(August 20, 2009) – In response to poor equity returns over the past decade, large institutional investors from across the globe are cutting exposure to this staple asset class, data shows.
With stock returns lagging behind those of bonds by 8.6% since 1999 (according to a study by the London Business School and Credit Suisse), some – but clearly not all – institutional investors are cutting equity exposure. According to data from Bloomberg, four of the world’s seven largest pension funds have cut their equity exposure modestly, with the California Public Employees Retirement System (CalPERS) – a bellwether of American institutional investing – cutting holdings from 56% to 49%. Other large funds that made similar moves include Dutch-based ABP (from 32% to 29%) and the Korean National Pension (from 17% to 15%).
British institutional investors have been particularly spooked by the poor performance of equities. According to data complied by Citigroup, equity holdings account for just 41% of British institutional portfolios, their lowest point since 1974. This figure exceeds bond holdings by just 1.6%, the smallest gap since 1962. The trend seems likely to continue: Up to 33% of UK pension funds plan on cutting equity exposure, according to a recent study by Watson Wyatt. Only 2% plan on increasing it.
The reason for this exodus? “The real issue is they don’t want the volatility they had,” Louise Kay, the head of UK institutional business development at Standard Life Investments told Bloomberg. “Funds normally have to look whether they rebalance or not after one asset class loses value, and this time they are wondering whether this is the right thing to do.”
Not everyone is running from the stock market, of course.
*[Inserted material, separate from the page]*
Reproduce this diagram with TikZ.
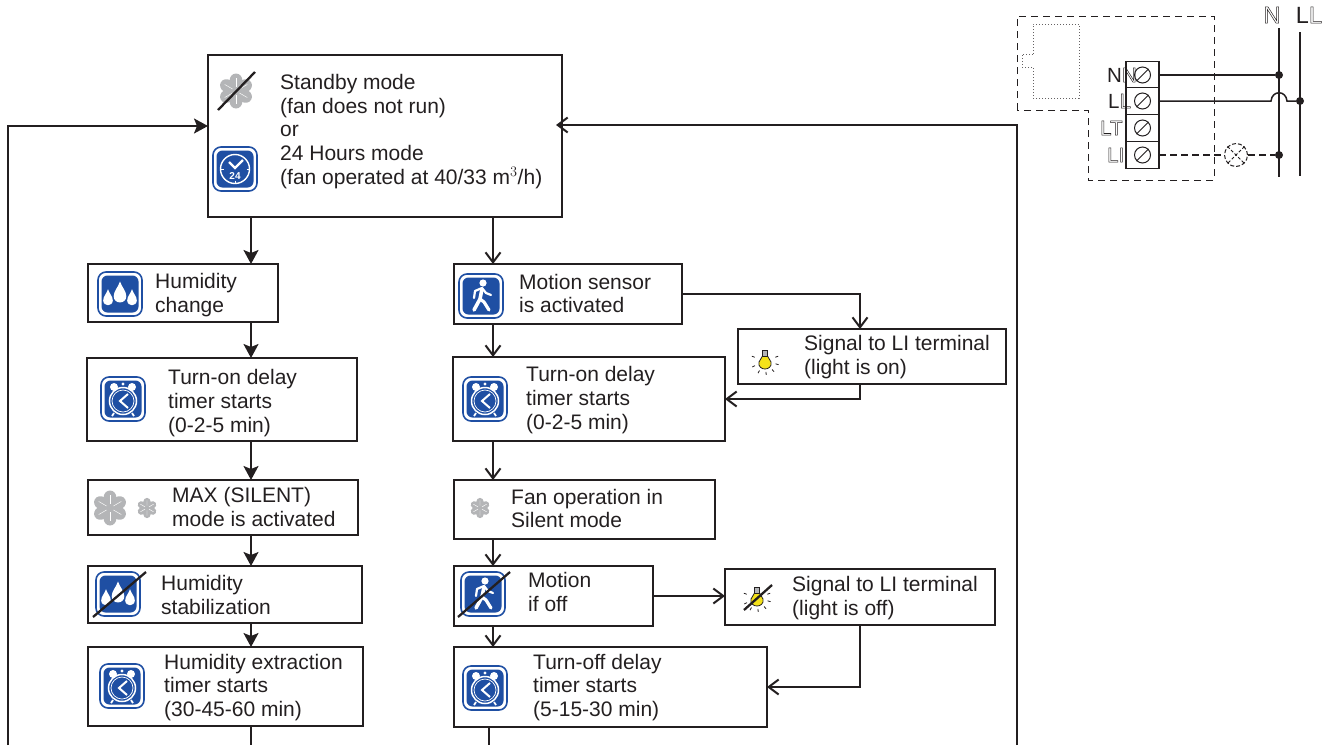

The New York Common Fund is holding its allocation at 51%, while the government pensions of Norway and Japan – two massive capital pools – are holding steady on their equity exposure.
While moves out of poorly performing asset classes will rarely get managers fired, historical trends show that this past winter – namely, low price-to-earnings rations on many global stocks – might not have been the most opportune time to exit the market. While hindsight is always 20/20, investors who fled the stock market will have missed a bull run of proportions unseen since the 1930s.